__GIVEN DATA__.
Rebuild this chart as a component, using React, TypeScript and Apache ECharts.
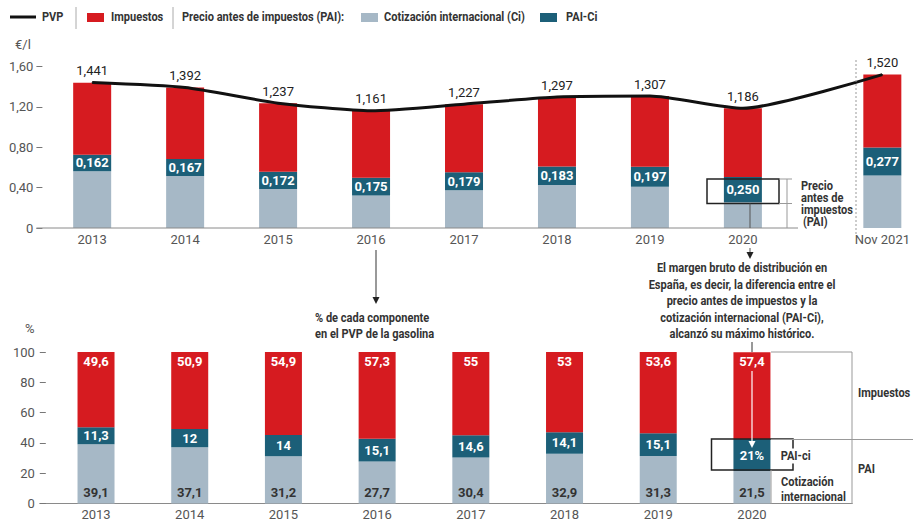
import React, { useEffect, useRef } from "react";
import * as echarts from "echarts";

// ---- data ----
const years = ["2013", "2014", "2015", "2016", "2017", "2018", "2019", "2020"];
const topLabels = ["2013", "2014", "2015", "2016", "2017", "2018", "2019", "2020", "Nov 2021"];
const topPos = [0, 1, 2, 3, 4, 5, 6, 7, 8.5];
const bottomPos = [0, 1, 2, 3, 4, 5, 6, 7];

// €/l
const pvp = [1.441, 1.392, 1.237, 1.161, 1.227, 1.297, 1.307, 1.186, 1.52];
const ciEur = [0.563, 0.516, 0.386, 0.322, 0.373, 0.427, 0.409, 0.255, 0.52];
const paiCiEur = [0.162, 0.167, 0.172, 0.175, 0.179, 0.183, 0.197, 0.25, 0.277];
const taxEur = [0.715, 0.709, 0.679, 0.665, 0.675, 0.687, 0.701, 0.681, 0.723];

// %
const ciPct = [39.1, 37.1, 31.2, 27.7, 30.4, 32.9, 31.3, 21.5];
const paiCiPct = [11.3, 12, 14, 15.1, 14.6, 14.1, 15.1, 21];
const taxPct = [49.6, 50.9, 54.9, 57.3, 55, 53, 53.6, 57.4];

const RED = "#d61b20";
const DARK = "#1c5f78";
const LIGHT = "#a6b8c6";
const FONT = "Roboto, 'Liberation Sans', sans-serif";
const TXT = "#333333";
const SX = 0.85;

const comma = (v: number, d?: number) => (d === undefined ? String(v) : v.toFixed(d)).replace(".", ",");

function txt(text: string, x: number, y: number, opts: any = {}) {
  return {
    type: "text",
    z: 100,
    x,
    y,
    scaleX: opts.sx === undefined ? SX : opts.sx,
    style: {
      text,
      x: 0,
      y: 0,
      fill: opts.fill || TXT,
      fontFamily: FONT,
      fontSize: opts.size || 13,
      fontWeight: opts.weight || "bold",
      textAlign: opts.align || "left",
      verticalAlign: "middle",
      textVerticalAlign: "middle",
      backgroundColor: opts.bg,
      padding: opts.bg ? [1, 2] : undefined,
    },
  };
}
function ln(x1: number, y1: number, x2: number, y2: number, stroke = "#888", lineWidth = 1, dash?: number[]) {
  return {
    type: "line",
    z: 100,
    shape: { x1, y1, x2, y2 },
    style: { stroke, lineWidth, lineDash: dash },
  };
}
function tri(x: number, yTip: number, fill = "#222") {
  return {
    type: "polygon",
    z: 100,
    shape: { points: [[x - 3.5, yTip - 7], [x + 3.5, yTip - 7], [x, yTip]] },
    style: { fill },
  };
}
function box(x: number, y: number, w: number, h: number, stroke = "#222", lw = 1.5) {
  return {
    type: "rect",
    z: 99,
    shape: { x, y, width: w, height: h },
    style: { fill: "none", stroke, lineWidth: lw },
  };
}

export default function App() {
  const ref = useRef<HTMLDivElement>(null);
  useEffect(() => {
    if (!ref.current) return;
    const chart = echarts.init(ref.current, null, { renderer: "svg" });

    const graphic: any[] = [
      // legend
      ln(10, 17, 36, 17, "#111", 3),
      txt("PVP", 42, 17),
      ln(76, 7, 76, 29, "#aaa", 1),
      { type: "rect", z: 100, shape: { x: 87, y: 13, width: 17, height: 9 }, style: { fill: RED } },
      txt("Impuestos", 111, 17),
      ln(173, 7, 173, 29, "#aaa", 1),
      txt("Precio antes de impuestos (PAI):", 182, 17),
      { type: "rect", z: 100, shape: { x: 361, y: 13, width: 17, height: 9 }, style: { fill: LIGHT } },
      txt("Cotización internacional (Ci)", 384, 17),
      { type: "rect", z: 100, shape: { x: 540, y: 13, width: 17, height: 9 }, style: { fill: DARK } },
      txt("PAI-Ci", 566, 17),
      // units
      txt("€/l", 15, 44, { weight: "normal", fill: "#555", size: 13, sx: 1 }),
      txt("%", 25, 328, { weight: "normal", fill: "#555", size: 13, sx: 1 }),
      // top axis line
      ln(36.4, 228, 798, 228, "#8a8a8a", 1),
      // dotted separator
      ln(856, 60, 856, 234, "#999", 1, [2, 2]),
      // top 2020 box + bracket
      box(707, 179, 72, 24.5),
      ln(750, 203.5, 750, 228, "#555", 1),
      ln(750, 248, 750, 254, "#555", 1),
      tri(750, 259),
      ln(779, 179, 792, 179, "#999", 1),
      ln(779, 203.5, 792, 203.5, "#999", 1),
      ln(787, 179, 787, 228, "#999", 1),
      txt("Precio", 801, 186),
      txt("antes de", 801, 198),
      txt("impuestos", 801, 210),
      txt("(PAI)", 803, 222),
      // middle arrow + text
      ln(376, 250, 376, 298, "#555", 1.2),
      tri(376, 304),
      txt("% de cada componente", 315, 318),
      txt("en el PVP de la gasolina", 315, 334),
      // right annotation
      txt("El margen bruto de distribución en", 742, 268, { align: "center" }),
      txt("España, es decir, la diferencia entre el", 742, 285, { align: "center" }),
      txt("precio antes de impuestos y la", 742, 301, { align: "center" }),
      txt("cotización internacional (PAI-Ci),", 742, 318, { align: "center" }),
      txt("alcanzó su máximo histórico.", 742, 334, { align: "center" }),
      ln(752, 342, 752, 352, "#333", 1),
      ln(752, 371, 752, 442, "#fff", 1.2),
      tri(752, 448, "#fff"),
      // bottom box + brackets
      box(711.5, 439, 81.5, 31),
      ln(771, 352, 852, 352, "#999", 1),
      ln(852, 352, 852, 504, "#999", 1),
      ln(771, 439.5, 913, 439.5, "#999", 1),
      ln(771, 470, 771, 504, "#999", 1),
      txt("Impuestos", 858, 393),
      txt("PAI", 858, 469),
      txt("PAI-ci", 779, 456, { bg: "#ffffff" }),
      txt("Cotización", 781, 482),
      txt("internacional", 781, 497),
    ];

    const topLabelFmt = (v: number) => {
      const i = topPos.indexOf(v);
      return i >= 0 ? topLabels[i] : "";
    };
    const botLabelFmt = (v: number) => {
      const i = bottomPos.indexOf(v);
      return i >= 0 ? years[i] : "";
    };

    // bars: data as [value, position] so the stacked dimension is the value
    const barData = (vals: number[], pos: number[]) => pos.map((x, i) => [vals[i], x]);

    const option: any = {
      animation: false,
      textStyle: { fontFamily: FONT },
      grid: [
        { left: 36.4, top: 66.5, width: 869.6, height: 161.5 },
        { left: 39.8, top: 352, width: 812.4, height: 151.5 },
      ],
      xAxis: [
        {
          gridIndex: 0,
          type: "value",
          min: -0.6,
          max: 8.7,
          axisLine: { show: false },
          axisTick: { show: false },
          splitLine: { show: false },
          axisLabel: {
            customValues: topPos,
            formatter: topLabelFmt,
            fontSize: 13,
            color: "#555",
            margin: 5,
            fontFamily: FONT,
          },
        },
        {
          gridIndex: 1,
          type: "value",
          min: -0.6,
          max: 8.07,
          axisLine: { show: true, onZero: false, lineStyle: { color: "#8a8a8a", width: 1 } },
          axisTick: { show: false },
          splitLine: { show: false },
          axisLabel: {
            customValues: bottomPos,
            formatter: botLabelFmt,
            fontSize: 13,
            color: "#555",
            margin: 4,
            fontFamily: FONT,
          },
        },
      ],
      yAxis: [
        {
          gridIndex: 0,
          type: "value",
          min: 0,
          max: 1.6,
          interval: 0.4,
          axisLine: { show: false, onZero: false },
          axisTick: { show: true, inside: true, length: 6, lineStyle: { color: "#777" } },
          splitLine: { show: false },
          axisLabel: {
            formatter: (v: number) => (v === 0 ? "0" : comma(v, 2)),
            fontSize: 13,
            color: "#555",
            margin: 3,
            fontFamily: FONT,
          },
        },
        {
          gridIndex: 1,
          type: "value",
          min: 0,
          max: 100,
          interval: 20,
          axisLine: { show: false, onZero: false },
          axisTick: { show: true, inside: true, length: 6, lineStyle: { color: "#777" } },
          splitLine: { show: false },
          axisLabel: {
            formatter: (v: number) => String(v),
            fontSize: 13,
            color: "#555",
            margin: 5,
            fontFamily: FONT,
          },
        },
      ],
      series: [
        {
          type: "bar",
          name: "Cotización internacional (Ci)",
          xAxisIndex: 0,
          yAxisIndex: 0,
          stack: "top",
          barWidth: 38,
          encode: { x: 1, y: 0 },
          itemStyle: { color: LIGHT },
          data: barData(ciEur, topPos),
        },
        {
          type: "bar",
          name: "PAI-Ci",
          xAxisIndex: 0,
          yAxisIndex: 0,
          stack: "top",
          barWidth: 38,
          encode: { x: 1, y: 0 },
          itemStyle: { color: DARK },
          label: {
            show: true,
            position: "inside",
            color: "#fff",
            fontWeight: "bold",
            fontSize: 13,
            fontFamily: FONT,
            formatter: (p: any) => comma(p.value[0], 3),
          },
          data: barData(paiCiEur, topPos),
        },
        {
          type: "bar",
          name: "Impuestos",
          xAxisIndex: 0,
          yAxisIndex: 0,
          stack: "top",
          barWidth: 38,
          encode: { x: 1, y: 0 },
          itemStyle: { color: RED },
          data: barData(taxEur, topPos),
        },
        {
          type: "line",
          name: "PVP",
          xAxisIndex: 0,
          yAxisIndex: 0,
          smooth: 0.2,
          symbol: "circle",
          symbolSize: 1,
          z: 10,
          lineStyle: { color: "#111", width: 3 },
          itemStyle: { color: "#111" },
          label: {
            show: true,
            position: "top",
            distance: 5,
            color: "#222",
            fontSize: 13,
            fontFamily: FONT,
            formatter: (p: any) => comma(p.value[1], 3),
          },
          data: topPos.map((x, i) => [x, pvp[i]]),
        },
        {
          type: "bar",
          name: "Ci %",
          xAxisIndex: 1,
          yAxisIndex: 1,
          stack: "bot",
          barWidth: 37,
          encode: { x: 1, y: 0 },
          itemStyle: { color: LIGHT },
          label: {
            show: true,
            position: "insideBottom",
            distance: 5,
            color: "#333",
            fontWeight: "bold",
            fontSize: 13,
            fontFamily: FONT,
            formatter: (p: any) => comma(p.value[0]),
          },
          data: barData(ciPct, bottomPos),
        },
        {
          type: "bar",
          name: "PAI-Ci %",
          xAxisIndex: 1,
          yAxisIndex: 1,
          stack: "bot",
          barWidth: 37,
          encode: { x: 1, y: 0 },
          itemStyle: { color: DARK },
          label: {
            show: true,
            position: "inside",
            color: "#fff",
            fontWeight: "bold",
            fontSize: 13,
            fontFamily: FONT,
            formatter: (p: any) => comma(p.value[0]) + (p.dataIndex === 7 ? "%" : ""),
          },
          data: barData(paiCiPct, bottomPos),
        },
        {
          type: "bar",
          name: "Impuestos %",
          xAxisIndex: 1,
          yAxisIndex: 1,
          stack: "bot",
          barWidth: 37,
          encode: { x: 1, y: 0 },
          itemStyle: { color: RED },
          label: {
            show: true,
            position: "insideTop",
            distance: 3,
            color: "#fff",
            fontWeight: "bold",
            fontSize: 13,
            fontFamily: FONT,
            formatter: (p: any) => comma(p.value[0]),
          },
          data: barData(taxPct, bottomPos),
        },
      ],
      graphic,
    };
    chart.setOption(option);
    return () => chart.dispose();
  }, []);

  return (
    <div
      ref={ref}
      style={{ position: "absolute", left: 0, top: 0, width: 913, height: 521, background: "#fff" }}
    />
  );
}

__WHAT TO WORK ON__. Find all lines with "React" in them and copy each one.

__EXERCISE ANSWER__.
Rebuild this chart as a component, using React, TypeScript and Apache ECharts.
import React, { useEffect, useRef } from "react";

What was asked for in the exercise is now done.